Ex-Israeli spy chief slams Netanyahu on Iran handling

Former Mossad boss Meir Dagan says prime minister causing "strategic damage" in dealing with Iranian nuclear threat.

    Dagan directed the Mossad from 2002 to 2010, a period when it reportedly carried out covert attacks against Iran [AP]
    Dagan directed the Mossad from 2002 to 2010, a period when it reportedly carried out covert attacks against Iran [AP]

    A former chief of Israel's spy agency Mossad has criticised Prime Minister Benjamin Netanyahu's handling of the Iranian nuclear threat.

    Ahead of Netanyahu's contentious speech to US Congress, Meir Dagan said in comments published on Friday, that "the person who has caused the greatest strategic damage to Israel on the Iranian issue is the prime minister".

    The person who has caused the greatest strategic damage to Israel on the Iranian issue is the prime minister.

    Meir Dagan, Former head of spy agency Mossad

    Dagan has been a fierce critic of Netanyahu's approach to Iran, emerging as a key opponent of a potential Israeli military attack against its nuclear facilities.

    He said Netanyahu's trip to Washington, over White House objections, is pointless and counterproductive.

    Dagan directed the Mossad from 2002 to 2010, a period when it reportedly carried out covert attacks against Iranian nuclear scientists and unleashed cyber-attacks that delayed Iran's progression toward a bomb.

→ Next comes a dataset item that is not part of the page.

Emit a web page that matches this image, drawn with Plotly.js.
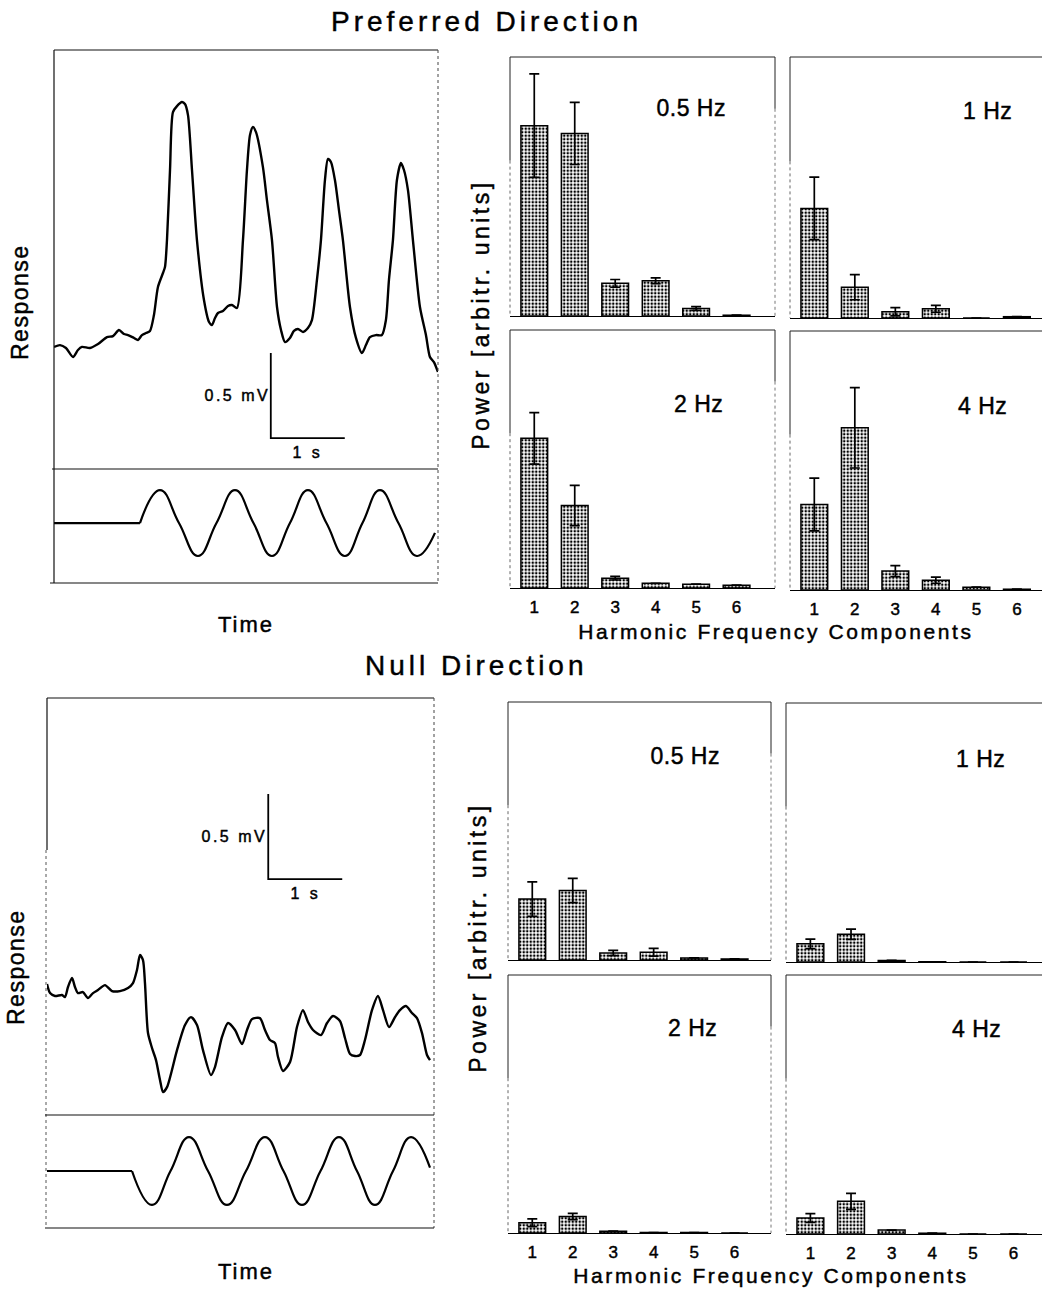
<!DOCTYPE html>
<html>
<head>
<meta charset="utf-8">
<script src="https://cdn.plot.ly/plotly-3.0.1.min.js"></script>
<style>
html,body{margin:0;padding:0;background:#fff;}
#chart{width:1042px;height:1290px;}
#chart text{stroke:#000;stroke-width:0.45px;}
</style>
</head>
<body>
<div id="chart"></div>
<script>
// ---------------- DATA ----------------
const harmonics = [1, 2, 3, 4, 5, 6];
const tickLabels = ['1', '2', '3', '4', '5', '6'];
const panelLabels = ['0.5 Hz', '1 Hz', '2 Hz', '4 Hz'];

// Power (arbitrary units, 100 = panel height) and error (+/-)
const prefPower05 = [73.5, 70.5, 12.6, 13.6, 2.9, 0.3];
const prefErr05   = [20, 12, 1.5, 1.1, 0.7, 0];
const prefPower1  = [42, 11.8, 2.4, 3.5, 0, 0.5];
const prefErr1    = [12, 4.8, 1.6, 1.3, 0, 0];
const prefPower2  = [58, 32, 3.8, 1.8, 1.5, 1.1];
const prefErr2    = [10, 7.8, 0.7, 0, 0, 0];
const prefPower4  = [33, 62.6, 7.3, 3.8, 1.1, 0.3];
const prefErr4    = [10.2, 15.5, 2.1, 1.2, 0, 0];

const nullPower05 = [23.6, 26.9, 2.7, 3.0, 0.8, 0.4];
const nullErr05   = [6.7, 4.7, 1.0, 1.5, 0, 0];
const nullPower1  = [7.0, 10.7, 0.6, 0.1, 0, 0];
const nullErr1    = [1.8, 2.0, 0, 0, 0, 0];
const nullPower2  = [4.0, 6.4, 0.7, 0.2, 0.2, 0];
const nullErr2    = [1.5, 1.2, 0, 0, 0, 0];
const nullPower4  = [6.2, 12.6, 1.5, 0.3, 0, 0];
const nullErr4    = [1.7, 3.1, 0, 0, 0, 0];

// Preferred direction response (time s, mV)
const prefRespT = [0.000,0.081,0.162,0.257,0.324,0.378,0.486,0.595,0.716,0.797,0.878,0.946,1.000,1.081,1.135,1.189,1.243,1.297,1.351,1.405,1.473,1.500,1.527,1.568,1.608,1.662,1.730,1.770,1.811,1.865,1.932,2.027,2.095,2.135,2.176,2.216,2.284,2.351,2.405,2.473,2.554,2.608,2.649,2.689,2.730,2.824,2.878,2.946,3.014,3.068,3.122,3.189,3.243,3.297,3.365,3.432,3.486,3.554,3.608,3.662,3.703,3.743,3.797,3.851,3.905,4.000,4.081,4.162,4.216,4.270,4.351,4.432,4.486,4.527,4.581,4.635,4.689,4.730,4.784,4.851,4.946,5.027,5.081,5.135,5.189];
const prefRespV = [0.018,0.029,0.012,-0.041,0.000,0.018,0.012,0.035,0.076,0.082,0.118,0.094,0.088,0.071,0.059,0.088,0.100,0.112,0.206,0.371,0.453,0.488,0.647,1.059,1.400,1.435,1.459,1.447,1.382,1.059,0.647,0.294,0.165,0.147,0.188,0.218,0.229,0.259,0.265,0.247,0.647,1.059,1.265,1.312,1.282,1.076,0.882,0.647,0.253,0.118,0.047,0.071,0.112,0.124,0.106,0.129,0.176,0.412,0.647,1.000,1.124,1.106,1.000,0.824,0.647,0.253,0.071,-0.018,0.029,0.076,0.088,0.088,0.176,0.412,0.647,1.000,1.100,1.059,0.941,0.647,0.253,0.088,-0.041,-0.071,-0.129];

// Preferred direction stimulus (time s, relative position)
const prefStimT = [0, 1.162, 1.432, 1.689, 1.946, 2.196, 2.446, 2.696, 2.946, 3.189, 3.432, 3.682, 3.932, 4.169, 4.405, 4.655, 4.905, 5.149];
const prefStimV = [0, 0, 1, 0, -1, 0, 1, 0, -1, 0, 1, 0, -1, 0, 1, 0, -1, -0.3];

// Null direction response (time s, mV)
const nullRespT = [0.000,0.041,0.108,0.203,0.243,0.284,0.338,0.378,0.419,0.486,0.554,0.622,0.689,0.784,0.878,0.986,1.095,1.162,1.216,1.257,1.297,1.324,1.365,1.419,1.473,1.527,1.568,1.622,1.757,1.865,1.946,2.027,2.108,2.216,2.270,2.365,2.446,2.541,2.635,2.703,2.770,2.878,2.946,3.014,3.081,3.122,3.189,3.284,3.378,3.459,3.527,3.595,3.703,3.784,3.865,3.959,4.027,4.095,4.162,4.230,4.297,4.392,4.473,4.541,4.622,4.703,4.770,4.851,4.932,5.000,5.068,5.135,5.176];
const nullRespV = [0.035,-0.018,-0.035,-0.029,-0.041,0.018,0.071,0.018,-0.018,-0.012,-0.047,-0.018,0.000,0.029,-0.006,-0.006,0.012,0.041,0.118,0.206,0.176,0.041,-0.253,-0.341,-0.412,-0.529,-0.600,-0.571,-0.353,-0.206,-0.159,-0.206,-0.353,-0.500,-0.453,-0.276,-0.194,-0.235,-0.318,-0.235,-0.171,-0.165,-0.235,-0.294,-0.312,-0.394,-0.476,-0.424,-0.218,-0.118,-0.188,-0.235,-0.265,-0.194,-0.153,-0.182,-0.282,-0.376,-0.388,-0.382,-0.294,-0.118,-0.035,-0.118,-0.218,-0.159,-0.118,-0.094,-0.135,-0.165,-0.253,-0.382,-0.412];

// Null direction stimulus
const nullStimT = [0, 1.149, 1.419, 1.669, 1.919, 2.176, 2.432, 2.689, 2.946, 3.196, 3.446, 3.696, 3.946, 4.189, 4.432, 4.676, 4.919, 5.176];
const nullStimV = [0, 0, -1, 0, 1, 0, -1, 0, 1, 0, -1, 0, 1, 0, -1, 0, 1, 0.1];

// Scale bars
const scaleTime = 1;      // s
const scaleVolt = 0.5;    // mV
const prefScaleOrigin = [2.93, -0.518];
const nullScaleOrigin = [2.99, 0.653];

// ---------------- LAYOUT HELPERS ----------------
const W = 1042, H = 1290;
const FONT = 'Liberation Sans, Arial, Helvetica, sans-serif';
const px = v => v / W;
const py = v => 1 - v / H;

const traces = [];

function addTrace(t, v, xa, ya, smooth, width) {
  traces.push({type: 'scatter', mode: 'lines', x: t, y: v, xaxis: xa, yaxis: ya,
    line: smooth ? {color: '#000', width: width, shape: 'spline', smoothing: smooth}
                 : {color: '#000', width: width},
    hoverinfo: 'skip'});
}
// responses
addTrace(prefRespT, prefRespV, 'x', 'y', 0.7, 2.4);
addTrace(nullRespT, nullRespV, 'x3', 'y3', 0.7, 2.4);
// stimuli: flat part + sinusoid part
addTrace(prefStimT.slice(0, 2), prefStimV.slice(0, 2), 'x2', 'y2', 0, 2.2);
addTrace(prefStimT.slice(1), prefStimV.slice(1), 'x2', 'y2', 1.3, 2.2);
addTrace(nullStimT.slice(0, 2), nullStimV.slice(0, 2), 'x4', 'y4', 0, 2.2);
addTrace(nullStimT.slice(1), nullStimV.slice(1), 'x4', 'y4', 1.3, 2.2);

// scale bars
function scaleBar(o, xa, ya) {
  traces.push({type: 'scatter', mode: 'lines', xaxis: xa, yaxis: ya,
    x: [o[0], o[0], o[0] + scaleTime], y: [o[1] + scaleVolt, o[1], o[1]],
    line: {color: '#000', width: 1.8}, hoverinfo: 'skip'});
}
scaleBar(prefScaleOrigin, 'x', 'y');
scaleBar(nullScaleOrigin, 'x3', 'y3');

// bar panels
const barSets = [
  [prefPower05, prefErr05], [prefPower1, prefErr1], [prefPower2, prefErr2], [prefPower4, prefErr4],
  [nullPower05, nullErr05], [nullPower1, nullErr1], [nullPower2, nullErr2], [nullPower4, nullErr4]
];
barSets.forEach((s, i) => {
  const n = i + 5;
  traces.push({type: 'bar', x: harmonics, y: s[0], width: 0.66,
    xaxis: 'x' + n, yaxis: 'y' + n,
    marker: {color: '#fff', line: {color: '#000', width: 1.5},
      pattern: {shape: '.', fgcolor: '#000', bgcolor: '#fff', size: 3.5, solidity: 0.42}},
    error_y: {type: 'data', array: s[1], symmetric: true, visible: true, color: '#000', thickness: 1.7, width: 5},
    hoverinfo: 'skip'});
});

// panel geometry in pixels: [left, right, top, bottom, xmin, xmax, showTicks]
const barPanels = [
  [510, 775, 57, 316, 0.4, 6.95, false],
  [790, 1042, 57, 318, 0.4, 6.62, false],
  [510, 775, 330, 588, 0.4, 6.95, true],
  [790, 1042, 331, 590, 0.4, 6.62, true],
  [508, 771, 702, 960, 0.4, 6.9, false],
  [786, 1042, 703, 962, 0.4, 6.7, false],
  [508, 771, 975, 1233, 0.4, 6.9, true],
  [786, 1042, 975, 1234, 0.4, 6.7, true]
];

const layout = {
  width: W, height: H, margin: {l: 0, r: 0, t: 0, b: 0},
  paper_bgcolor: '#fff', plot_bgcolor: 'rgba(0,0,0,0)', showlegend: false,
  font: {family: FONT, color: '#000'},
  xaxis:  {domain: [px(54), px(438)], range: [0, 5.19], visible: false, anchor: 'y'},
  yaxis:  {domain: [py(469), py(50)], range: [-0.70, 1.765], visible: false, anchor: 'x'},
  xaxis2: {domain: [px(54), px(438)], range: [0, 5.19], visible: false, anchor: 'y2'},
  yaxis2: {domain: [py(583), py(469)], range: [-1.82, 1.64], visible: false, anchor: 'x2'},
  xaxis3: {domain: [px(47), px(434)], range: [0, 5.23], visible: false, anchor: 'y3'},
  yaxis3: {domain: [py(1115), py(698)], range: [-0.735, 1.718], visible: false, anchor: 'x3'},
  xaxis4: {domain: [px(47), px(434)], range: [0, 5.23], visible: false, anchor: 'y4'},
  yaxis4: {domain: [py(1228), py(1115)], range: [-1.68, 1.65], visible: false, anchor: 'x4'},
  shapes: [], annotations: []
};

const shapes = layout.shapes;
function seg(x0, y0, x1, y1, dash, width, color) {
  shapes.push({type: 'line', xref: 'paper', yref: 'paper', x0: px(x0), y0: py(y0), x1: px(x1), y1: py(y1),
    line: {color: color || '#111', width: width || 1.2, dash: dash || 'solid'}});
}
// left trace boxes
seg(54, 50, 438, 50); seg(54, 50, 54, 583); seg(438, 50, 438, 583, 'dot', 1, '#444');
seg(52, 469, 438, 469); seg(50, 583, 438, 583);
seg(47, 698, 434, 698); seg(47, 698, 47, 850); seg(46, 850, 46, 1228, 'dot', 1, '#555');
seg(434, 698, 434, 1228, 'dot', 1, '#444');
seg(45, 1115, 434, 1115); seg(45, 1228, 434, 1228);

barPanels.forEach((p, i) => {
  const n = i + 5;
  layout['xaxis' + n] = {domain: [px(p[0]), px(p[1])], range: [p[4], p[5]], anchor: 'y' + n,
    showline: true, linecolor: '#000', linewidth: 1.3, ticks: 'outside', ticklen: 3,
    tickcolor: 'rgba(0,0,0,0)', tickvals: harmonics, ticktext: tickLabels,
    showticklabels: p[6], tickfont: {size: 17, color: '#000', family: FONT},
    showgrid: false, zeroline: false, fixedrange: true};
  layout['yaxis' + n] = {domain: [py(p[3]), py(p[2])], range: [0, 100], anchor: 'x' + n,
    visible: false, fixedrange: true};
  // frame: top solid, sides partial
  const xr = 'x' + n + ' domain', yr = 'y' + n + ' domain';
  shapes.push({type: 'line', xref: xr, yref: yr, x0: 0, x1: 1, y0: 1, y1: 1, line: {color: '#222', width: 1}});
  shapes.push({type: 'line', xref: xr, yref: yr, x0: 0, x1: 0, y0: 1, y1: 0.6, line: {color: '#222', width: 1}});
  shapes.push({type: 'line', xref: xr, yref: yr, x0: 0, x1: 0, y0: 0.6, y1: 0, line: {color: '#666', width: 1, dash: 'dot'}});
  if (p[1] < 1000) {
    shapes.push({type: 'line', xref: xr, yref: yr, x0: 1, x1: 1, y0: 1, y1: 0.8, line: {color: '#222', width: 1}});
    shapes.push({type: 'line', xref: xr, yref: yr, x0: 1, x1: 1, y0: 0.8, y1: 0, line: {color: '#777', width: 1, dash: 'dot'}});
  }
});

// texts: [text, x, y, size, letterSpacing, angle]
const texts = [
  ['Preferred Direction', 486, 21, 28, 4, 0],
  ['Null Direction', 476, 665, 28, 4, 0],
  ['Response', 20, 302, 23, 1.5, -90],
  ['Response', 16, 967, 23, 1.5, -90],
  ['Time', 246, 624, 22, 2, 0],
  ['Time', 246, 1271, 22, 2, 0],
  ['Power [arbitr. units]', 481, 315, 23, 3.5, -90],
  ['Power [arbitr. units]', 478, 938, 23, 3.5, -90],
  ['Harmonic Frequency Components', 776, 631, 21, 2.6, 0],
  ['Harmonic Frequency Components', 771, 1275, 21, 2.6, 0],
  [panelLabels[0], 691, 108, 23, 0.5, 0],
  [panelLabels[1], 987, 111, 23, 0.5, 0],
  [panelLabels[2], 698, 404, 23, 0.5, 0],
  [panelLabels[3], 982, 406, 23, 0.5, 0],
  [panelLabels[0], 685, 756, 23, 0.5, 0],
  [panelLabels[1], 980, 759, 23, 0.5, 0],
  [panelLabels[2], 692, 1028, 23, 0.5, 0],
  [panelLabels[3], 976, 1029, 23, 0.5, 0]
];
const spacing = [];
texts.forEach(t => {
  layout.annotations.push({xref: 'paper', yref: 'paper', x: px(t[1]), y: py(t[2]), text: t[0],
    showarrow: false, xanchor: 'center', yanchor: 'middle', textangle: t[5],
    font: {size: t[3], color: '#000', family: FONT}});
  spacing.push(t[4]);
});
// scale bar labels in data coordinates
[[prefScaleOrigin, 'x', 'y'], [nullScaleOrigin, 'x3', 'y3']].forEach(s => {
  const o = s[0];
  layout.annotations.push({xref: s[1], yref: s[2], x: o[0], y: o[1] + scaleVolt / 2,
    text: scaleVolt + ' mV', showarrow: false, xanchor: 'right', yanchor: 'middle', xshift: -6,
    font: {size: 16, color: '#000', family: FONT}});
  spacing.push(2.5);
  layout.annotations.push({xref: s[1], yref: s[2], x: o[0] + scaleTime / 2, y: o[1],
    text: scaleTime + ' s', showarrow: false, xanchor: 'center', yanchor: 'top', yshift: -4,
    font: {size: 16, color: '#000', family: FONT}});
  spacing.push(3);
});

Plotly.newPlot('chart', traces, layout, {staticPlot: true, responsive: false}).then(gd => {
  gd.querySelectorAll('g.annotation').forEach(g => {
    const i = +g.getAttribute('data-index');
    const t = g.querySelector('text');
    if (t && spacing[i]) t.style.letterSpacing = spacing[i] + 'px';
  });
});
</script>
</body>
</html>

    His comments come days after a leaked intelligence cable from 2012 revealed a rift between Israel's top politicians and the country's intelligence agency over Iran.

    Mossad contradicted Netanyahu's warning to the UN General Assembly that Iran was nearing completion of building a nuclear bomb, in the classified document, which was revealed as part of The Spy Cables, a cache of hundreds of intelligence documents leaked to Al Jazeera's Investigative Unit.

    Cynical move

    At home, Netanyahu is being accused of cynically turning the speech into a campaign stop ahead of March 17 elections, insisting on confronting US President Barack Obama to distract from scandals and domestic issues dogging his re-election bid.

    The uproar has even pushed aside debate over his key argument that Iran's nuclear weapons-making capabilities will be left largely intact.

    The Israeli media and political opponents have lambasted the decision to flout the White House, and even some allies who support Netanyahu's message have criticised the approach.

    The US administration is refusing to meet with him and appears to be considering ways of undercutting him.

    The White House has already said it was scaling back on the intelligence it typically shares with Israel, some pro-Israel Democrats are skipping his speech and Jewish American groups have spoken out against the visit.